While your child cannot force these rules on others, suggesting them confidently can often improve the overall tone. 

Coach Graceful Recovery Moves 

If your child is sidelined in the moment, they need a graceful exit and a self-respecting plan. Practise a calm facial expression, a short goodbye, and a pivot to a prepared option, such as joining another game, helping a teacher, or starting a solo activity they enjoy. Recovery is a learned skill, and it preserves dignity. 

Partner with the School Effectively 

If patterns of exclusion become more established, request a short, solution-focused meeting. You could say, ‘We are seeing repeated two-against-one moments. Could you help set inclusive structures at lunchtime, or implement pair rotations in class tasks?’ Teachers are generally more responsive to focused requests than to long histories of incidents. 

Reinforce Their Inner Voice 

Near the end of each week, review the wins that your child controlled: one invitation they sent, one new person they greeted, or one recovery they handled well. Write a short line on a card that they can keep: ‘I choose where to place my time, I speak kindly, and I move on without drama’. Children tend to repeat behaviours that are noticed and named. 

Spiritual Insight 

Teach your child that friendships are a trust from Allah Almighty. We should seek company that brings us nearer to Him, and we should strive to be that type of company for others. Feeling spare in a trio does not define your child’s worth. It is a moment to choose dignity, widen their circle of kindness, and trust that Allah Almighty replaces what is lost with something better. 

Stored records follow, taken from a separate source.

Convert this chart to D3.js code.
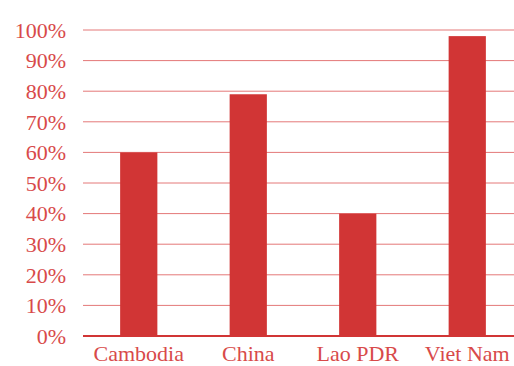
<!DOCTYPE html>
<html>
<head>
<meta charset="utf-8">
<script src="https://cdn.jsdelivr.net/npm/d3@7"></script>
<style>
  html, body { margin: 0; padding: 0; background: #fff; }
  svg { display: block; }
</style>
</head>
<body>
<svg id="chart" width="514" height="366"></svg>
<script>
// Share of respondents per country
const categories = ["Cambodia", "China", "Lao PDR", "Viet Nam"];
const values = [60, 79, 40, 98];
const yTicks = [0, 10, 20, 30, 40, 50, 60, 70, 80, 90, 100];

const barColor = "#d13535";
const gridColor = "#e47878";
const textColor = "#d84a4a";
const fontFamily = "'Liberation Serif', 'DejaVu Serif', serif";

const svg = d3.select("#chart");
const margin = { left: 84, top: 30, bottom: 30 };
const width = 514, height = 366;

const x = d3.scaleBand()
  .domain(categories)
  .range([margin.left, margin.left + 438])
  .paddingInner(0.66)
  .paddingOuter(0.33);

const y = d3.scaleLinear()
  .domain([0, 100])
  .range([height - margin.bottom, margin.top]);

// Horizontal grid lines
svg.append("g")
  .selectAll("line")
  .data(yTicks.filter(d => d > 0))
  .join("line")
  .attr("x1", margin.left - 1)
  .attr("x2", width)
  .attr("y1", d => y(d))
  .attr("y2", d => y(d))
  .attr("stroke", gridColor)
  .attr("stroke-width", 1);

// Y tick labels
svg.append("g")
  .selectAll("text")
  .data(yTicks)
  .join("text")
  .attr("x", 66)
  .attr("y", d => y(d))
  .attr("dy", "0.35em")
  .attr("text-anchor", "end")
  .attr("fill", textColor)
  .attr("font-family", fontFamily)
  .attr("font-size", 22)
  .text(d => d + "%");

// Bars
svg.append("g")
  .selectAll("rect")
  .data(values)
  .join("rect")
  .attr("x", (d, i) => x(categories[i]))
  .attr("width", x.bandwidth())
  .attr("y", d => y(d))
  .attr("height", d => y(0) - y(d))
  .attr("fill", barColor);

// Baseline
svg.append("line")
  .attr("x1", margin.left - 1)
  .attr("x2", width)
  .attr("y1", y(0))
  .attr("y2", y(0))
  .attr("stroke", barColor)
  .attr("stroke-width", 2);

// Category labels
svg.append("g")
  .selectAll("text")
  .data(categories)
  .join("text")
  .attr("x", d => x(d) + x.bandwidth() / 2)
  .attr("y", 361)
  .attr("text-anchor", "middle")
  .attr("fill", textColor)
  .attr("font-family", fontFamily)
  .attr("font-size", 22)
  .text(d => d);
</script>
</body>
</html>
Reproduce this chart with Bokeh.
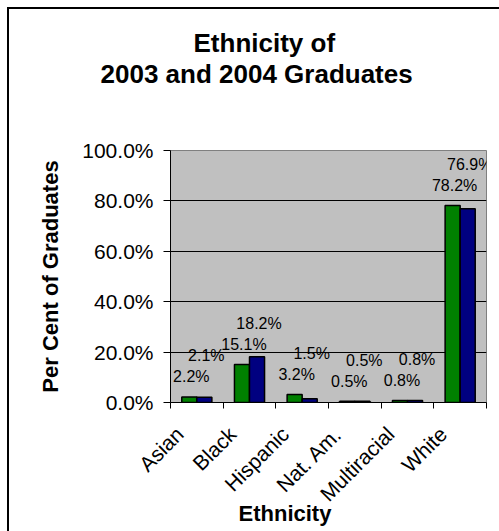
from bokeh.core.properties import value
from bokeh.embed import file_html
from bokeh.models import (ColumnDataSource, FixedTicker, PrintfTickFormatter,
                          Range1d, Title)
from bokeh.plotting import figure
from bokeh.resources import INLINE
import math

# Graduates by ethnicity, per cent of each class
categories = ["Asian", "Black", "Hispanic", "Nat. Am.", "Multiracial", "White"]
grads_2003 = [2.2, 15.1, 3.2, 0.5, 0.8, 78.2]
grads_2004 = [2.1, 18.2, 1.5, 0.5, 0.8, 76.9]
y_ticks = [0, 20, 40, 60, 80, 100]

FONT = "Liberation Sans"
GREEN = "#008000"
NAVY = "#000080"

W, H = 499, 531
LEFT, RIGHT, TOP, BOTTOM = 170, 13, 150, 129
frame_h = H - TOP - BOTTOM
px_per_pct = frame_h / 100.0

n = len(categories)
bar_w = 1 / 3.5  # two bars per category with a 150% gap
centers = [i + 0.5 for i in range(n)]
x_2003 = [c - bar_w / 2 for c in centers]
x_2004 = [c + bar_w / 2 for c in centers]

# value labels: 2003 label sits above its bar, 2004 label is pushed above
# the 2003 label whenever the two would collide
gap_px = 20
g_lab = [v * px_per_pct + gap_px for v in grads_2003]
b_lab = [max(b * px_per_pct + gap_px, g + 21) for b, g in zip(grads_2004, g_lab)]

src_2003 = ColumnDataSource(dict(
    x=x_2003, top=grads_2003,
    text=[f"{v:.1f}%" for v in grads_2003],
    yoff=[-(g - v * px_per_pct) for g, v in zip(g_lab, grads_2003)],
))
src_2004 = ColumnDataSource(dict(
    x=x_2004, top=grads_2004,
    text=[f"{v:.1f}%" for v in grads_2004],
    yoff=[-(b - v * px_per_pct) for b, v in zip(b_lab, grads_2004)],
))

p = figure(
    width=W, height=H, title=None,
    x_range=Range1d(0, n), y_range=Range1d(0, 100),
    output_backend="svg", toolbar_location=None,
    min_border_left=LEFT, min_border_right=RIGHT,
    min_border_top=TOP, min_border_bottom=BOTTOM,
)
# chart-area border: two stacked inset shadows leave a 2px black edge
# 7px in from the top and left; the canvas margin is transparent so it shows
p.styles = {
    "background-color": "white",
    "box-shadow": "inset 7px 7px 0px 0px white, inset 9px 9px 0px 0px black",
}
p.background_fill_color = "#C0C0C0"
p.border_fill_alpha = 0
p.outline_line_color = "#808080"
p.outline_line_width = 1

p.vbar(x="x", top="top", width=bar_w, source=src_2003,
       fill_color=GREEN, line_color="black", line_width=1.5)
p.vbar(x="x", top="top", width=bar_w, source=src_2004,
       fill_color=NAVY, line_color="black", line_width=1.5)

for src in (src_2003, src_2004):
    p.text(x="x", y="top", text="text", source=src,
           x_offset=2, y_offset="yoff",
           text_align="center", text_baseline="middle",
           text_font=value(FONT), text_font_size="16px", text_color="black")

# y axis
p.yaxis.ticker = FixedTicker(ticks=y_ticks)
p.yaxis.formatter = PrintfTickFormatter(format="%.1f%%")
p.yaxis.major_label_text_font = FONT
p.yaxis.major_label_text_font_size = "21px"
p.yaxis.major_label_text_color = "black"
p.yaxis.major_label_standoff = 10
p.yaxis.major_tick_out = 7
p.yaxis.major_tick_in = 0
p.yaxis.minor_tick_line_color = None
p.yaxis.axis_line_color = "black"
p.yaxis.axis_label = "Per Cent of Graduates"
p.yaxis.axis_label_text_font = FONT
p.yaxis.axis_label_text_font_style = "bold"
p.yaxis.axis_label_text_font_size = "22px"
p.yaxis.axis_label_text_color = "black"
p.yaxis.axis_label_standoff = 16

# x axis: tick marks between categories; rotated names end just left of
# each category centre
label_shift = 17 / ((W - LEFT - RIGHT) / n)
label_ticks = [c - label_shift for c in centers]
p.xaxis.ticker = FixedTicker(ticks=label_ticks, minor_ticks=list(range(n + 1)))
p.xaxis.major_label_overrides = {t: name for t, name in zip(label_ticks, categories)}
p.xaxis.major_label_orientation = math.pi / 4
p.xaxis.major_label_text_font = FONT
p.xaxis.major_label_text_font_size = "21px"
p.xaxis.major_label_text_color = "black"
p.xaxis.major_label_standoff = 22
p.xaxis.major_tick_line_color = None
p.xaxis.minor_tick_out = 6
p.xaxis.minor_tick_in = 0
p.xaxis.minor_tick_line_color = "black"
p.xaxis.axis_line_color = "black"

p.xgrid.grid_line_color = None
p.ygrid.grid_line_color = "black"
p.ygrid.grid_line_width = 1

# chart title (two lines) above a blank spacer, x-axis title below
title_kw = dict(align="left", text_font=FONT, text_font_style="bold",
                text_color="black")
p.add_layout(Title(text=" ", standoff=48, text_font_size="10px",
                   **title_kw), "above")
p.add_layout(Title(text="2003 and 2004 Graduates", offset=-70,
                   vertical_align="middle", standoff=0,
                   text_font_size="26px", **title_kw), "above")
p.add_layout(Title(text="Ethnicity of", offset=23, vertical_align="bottom",
                   standoff=0, text_font_size="26px", **title_kw), "above")
p.add_layout(Title(text="Ethnicity", offset=68, vertical_align="top",
                   standoff=-32, text_font_size="22px", **title_kw), "below")

open("out.html", "w").write(file_html(p, INLINE))
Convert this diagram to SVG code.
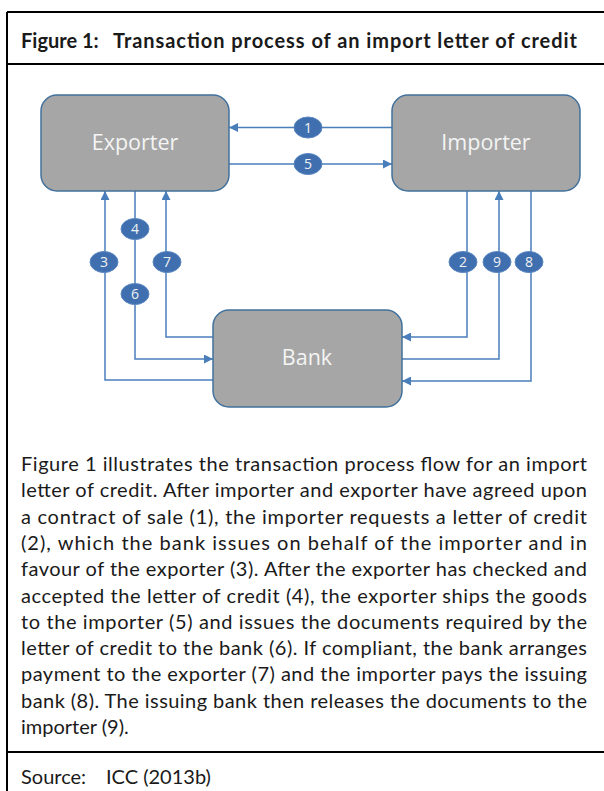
<svg xmlns="http://www.w3.org/2000/svg" width="604" height="791" viewBox="0 0 604 791">
<style>
.frame{stroke:#000;stroke-width:2;fill:none}
.title{font-family:Lato,"Open Sans",sans-serif;font-weight:bold;font-size:20px;fill:#1a1a1a}
.body{font-family:Lato,"Open Sans",sans-serif;font-size:20px;fill:#1a1a1a}
.box{fill:#A6A6A6;stroke:#41719C;stroke-width:1.5}
.boxtxt{font-family:"Open Sans","Noto Sans",sans-serif;font-size:21.5px;fill:#F4F4F4;text-anchor:middle}
.con{fill:none;stroke:#4A7EBB;stroke-width:1.5}
.badge{fill:#3F6FAE;stroke:#5B87C2;stroke-width:1}
.btxt{font-family:"Open Sans","Noto Sans",sans-serif;font-size:14px;fill:#F2F2F2;text-anchor:middle}
</style>
<defs>
<marker id="ah" markerUnits="userSpaceOnUse" markerWidth="9" markerHeight="9" refX="9" refY="4.5" orient="auto">
<path d="M0,0 L9,4.5 L0,9 z" fill="#4A7EBB"/>
</marker>
</defs>
<rect width="604" height="791" fill="#fff"/>
<g id="frame">
<path class="frame" d="M7,12 H604 M7,12 V791 M7,64 H604 M7,752 H604"/>
</g>
<g id="title">
<text class="title" x="21" y="48">Figure 1:</text>
<text class="title" x="113" y="48" textLength="464" lengthAdjust="spacing">Transaction process of an import letter of credit</text>
</g>
<g id="connectors">
<path class="con" d="M392,127.5 H229" marker-end="url(#ah)"/>
<path class="con" d="M229,164 H392" marker-end="url(#ah)"/>
<path class="con" d="M213,380 H105 V191" marker-end="url(#ah)"/>
<path class="con" d="M135,191 V359 H213" marker-end="url(#ah)"/>
<path class="con" d="M213,337 H166 V191" marker-end="url(#ah)"/>
<path class="con" d="M467,191 V337 H402" marker-end="url(#ah)"/>
<path class="con" d="M402,359 H499 V191" marker-end="url(#ah)"/>
<path class="con" d="M531,191 V381 H402" marker-end="url(#ah)"/>
</g>
<g id="exporter">
<rect class="box" x="41" y="95" width="188" height="96" rx="16"/>
<text class="boxtxt" x="135" y="150">Exporter</text>
</g>
<g id="importer">
<rect class="box" x="392" y="95" width="188" height="96" rx="16"/>
<text class="boxtxt" x="486" y="150">Importer</text>
</g>
<g id="bank">
<rect class="box" x="213" y="310" width="189" height="97" rx="16"/>
<text class="boxtxt" x="307" y="365">Bank</text>
</g>
<g id="badge1"><ellipse class="badge" cx="308" cy="127.5" rx="14" ry="10.5"/><text class="btxt" x="308" y="132.5">1</text></g>
<g id="badge5"><ellipse class="badge" cx="308" cy="164" rx="14" ry="10.5"/><text class="btxt" x="308" y="169">5</text></g>
<g id="badge3"><ellipse class="badge" cx="104" cy="262" rx="14" ry="10.5"/><text class="btxt" x="104" y="267">3</text></g>
<g id="badge4"><ellipse class="badge" cx="135" cy="229" rx="14" ry="10.5"/><text class="btxt" x="135" y="234">4</text></g>
<g id="badge6"><ellipse class="badge" cx="135" cy="294" rx="14" ry="10.5"/><text class="btxt" x="135" y="299">6</text></g>
<g id="badge7"><ellipse class="badge" cx="167" cy="262" rx="14" ry="10.5"/><text class="btxt" x="167" y="267">7</text></g>
<g id="badge2"><ellipse class="badge" cx="463" cy="262" rx="14" ry="10.5"/><text class="btxt" x="463" y="267">2</text></g>
<g id="badge9"><ellipse class="badge" cx="497" cy="262" rx="14" ry="10.5"/><text class="btxt" x="497" y="267">9</text></g>
<g id="badge8"><ellipse class="badge" cx="529" cy="262" rx="14" ry="10.5"/><text class="btxt" x="529" y="267">8</text></g>
<g id="paragraph" class="body">
<text x="21" y="471" textLength="566" lengthAdjust="spacing">Figure 1 illustrates the transaction process flow for an import</text>
<text x="21" y="497.3" textLength="566" lengthAdjust="spacing">letter of credit. After importer and exporter have agreed upon</text>
<text x="21" y="523.6" textLength="566" lengthAdjust="spacing">a contract of sale (1), the importer requests a letter of credit</text>
<text x="21" y="549.9" textLength="566" lengthAdjust="spacing">(2), which the bank issues on behalf of the importer and in</text>
<text x="21" y="576.2" textLength="566" lengthAdjust="spacing">favour of the exporter (3). After the exporter has checked and</text>
<text x="21" y="602.5" textLength="566" lengthAdjust="spacing">accepted the letter of credit (4), the exporter ships the goods</text>
<text x="21" y="628.8" textLength="566" lengthAdjust="spacing">to the importer (5) and issues the documents required by the</text>
<text x="21" y="655.1" textLength="566" lengthAdjust="spacing">letter of credit to the bank (6). If compliant, the bank arranges</text>
<text x="21" y="681.4" textLength="566" lengthAdjust="spacing">payment to the exporter (7) and the importer pays the issuing</text>
<text x="21" y="707.7" textLength="566" lengthAdjust="spacing">bank (8). The issuing bank then releases the documents to the</text>
<text x="21" y="734">importer (9).</text>
</g>
<g id="source" class="body">
<text x="21" y="784">Source:</text>
<text x="106" y="784">ICC (2013b)</text>
</g>
</svg>
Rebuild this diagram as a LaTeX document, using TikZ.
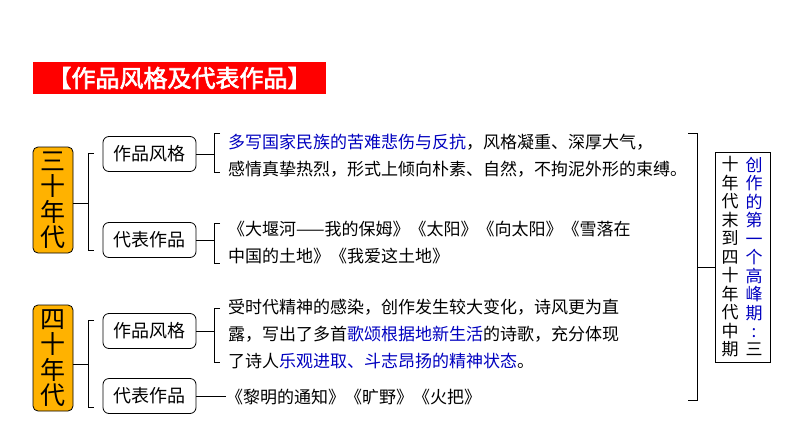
\documentclass[tikz,border=0pt]{standalone}
\usepackage{fontspec}
\setmainfont{Noto Sans CJK SC}
\newfontfamily\titlefont{Noto Sans CJK SC}[FakeBold=2.5]
\begin{document}
\begin{tikzpicture}[x=1pt,y=-1pt,
  yel/.style={draw=black,thick,fill=orange!60!yellow,rounded corners=5pt,minimum width=40,minimum height=106,align=center,inner sep=0,font=\fontsize{25}{25.5}\selectfont},
  sbox/.style={draw=black,thick,rounded corners=6pt,minimum width=93,minimum height=35,inner sep=0,font=\fontsize{18}{20}\selectfont},
  txt/.style={anchor=west,align=left,inner sep=0,font=\fontsize{17}{27}\selectfont},
  br/.style={thick}]
\useasboundingbox (0,0) rectangle (794,447);
\node[fill=red,minimum width=293,minimum height=32,inner sep=0,text=white,font=\titlefont\fontsize{24}{26}\selectfont] (title) at (179.5,78) {【作品风格及代表作品】};
\node[yel] (y3) at (53,200) {三\\十\\年\\代};
\node[yel] (y4) at (53,358) {四\\十\\年\\代};
\node[sbox] (a1) at (149.5,154) {作品风格};
\node[sbox] (a2) at (149.5,240) {代表作品};
\node[sbox] (b1) at (149.5,331) {作品风格};
\node[sbox] (b2) at (149.5,396) {代表作品};
% left brackets
\coordinate (l3) at (88,203);
\coordinate (l4) at (88,364);
\draw[br] (y3.east|-l3) -- (l3);
\draw[br] (94,153) -- (88,153) -- (88,250) -- (94,250);
\draw[br] (y4.east|-l4) -- (l4);
\draw[br] (94,320) -- (88,320) -- (88,407) -- (94,407);
% text brackets
\coordinate (t1) at (214,151);
\draw[br] (a1.east) -- (a1.east-|t1);
\draw[br] (220,133) -- (214,133) -- (214,172) -- (220,172);
\draw[br] (a2.east) -- (214,240);
\draw[br] (220,223) -- (214,223) -- (214,263) -- (220,263);
\draw[br] (b1.east) -- (214,331);
\draw[br] (220,308) -- (214,308) -- (214,362) -- (220,362);
\draw[br] (b2.east) -- (226,396);
\node[txt] (x1) at (228,156) {\textcolor{blue!75!black}{多写国家民族的苦难悲伤与反抗}，风格凝重、深厚大气，\\感情真挚热烈，形式上倾向朴素、自然，不拘泥外形的束缚。};
\node[txt] (x2) at (228,243) {《大堰河——我的保姆》《太阳》《向太阳》《雪落在\\中国的土地》《我爱这土地》};
\node[txt] (x3) at (228,334) {受时代精神的感染，创作发生较大变化，诗风更为直\\露，写出了多首\textcolor{blue!75!black}{歌颂根据地新生活}的诗歌，充分体现\\了诗人\textcolor{blue!75!black}{乐观进取、斗志昂扬的精神状态}。};
\node[txt] (x4) at (226,397) {《黎明的通知》《旷野》《火把》};
% right bracket
\draw[br] (688,133) -- (697,133) -- (697,400) -- (688,400);
\node[draw=black,minimum width=55,minimum height=210,inner sep=0] (r) at (742.5,257) {};
\draw[br] (697,267) -- (r.west|-697,267);
\node[align=center,inner sep=0,font=\fontsize{17}{18.5}\selectfont] (c2) at (730,257) {十\\年\\代\\末\\到\\四\\十\\年\\代\\中\\期};
\node[align=center,inner sep=0,text=blue!75!black,font=\fontsize{17}{18.5}\selectfont] (c1) at (754,247.5) {创\\作\\的\\第\\一\\个\\高\\峰\\期\\:};
\node[inner sep=0,font=\fontsize{17}{18}\selectfont] (c3) at (754,349) {三};
\end{tikzpicture}
\end{document}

Allah Almighty states in the noble Quran at Surah Al Zukhruf (43), Verse 67: 

When friends (will be gathered) on the Day of judgement, some of them will be enemies with each other, except those who attained virtuosity.’ 

Explain that the ‘righteous’ are friends who speak fairly, include others gently, and protect one another’s feelings. Guide your child to ask, ‘Am I becoming that kind of friend, and are these the friends who help me to be that way?’ If the answer is sometimes no, then it is time to add companions who lift their manners and their faith. 

It is recorded in Jami Tirmidhi, Hadith 2378, that the holy Prophet Muhammad ﷺ said: 

‘A man is upon the religion of his friend, so let one of you look at whom he befriends.’ 

Use this hadith to establish a simple family practice. Once a week, your child can name one friend who brings them closer to good manners and one step they can take to strengthen that bond, such as sending a kind message, studying together, or walking to Salah together. Invite them to make a brief dua at bedtime: ‘O Allah, grant me friends who remember You, help me to be a friend who remembers You, and place divine blessing in our companionship’. With steady grace, healthy boundaries, and trust in Allah Almighty, a painful friendship triangle can become a doorway to stronger character, better company, and a heart that knows where it truly belongs.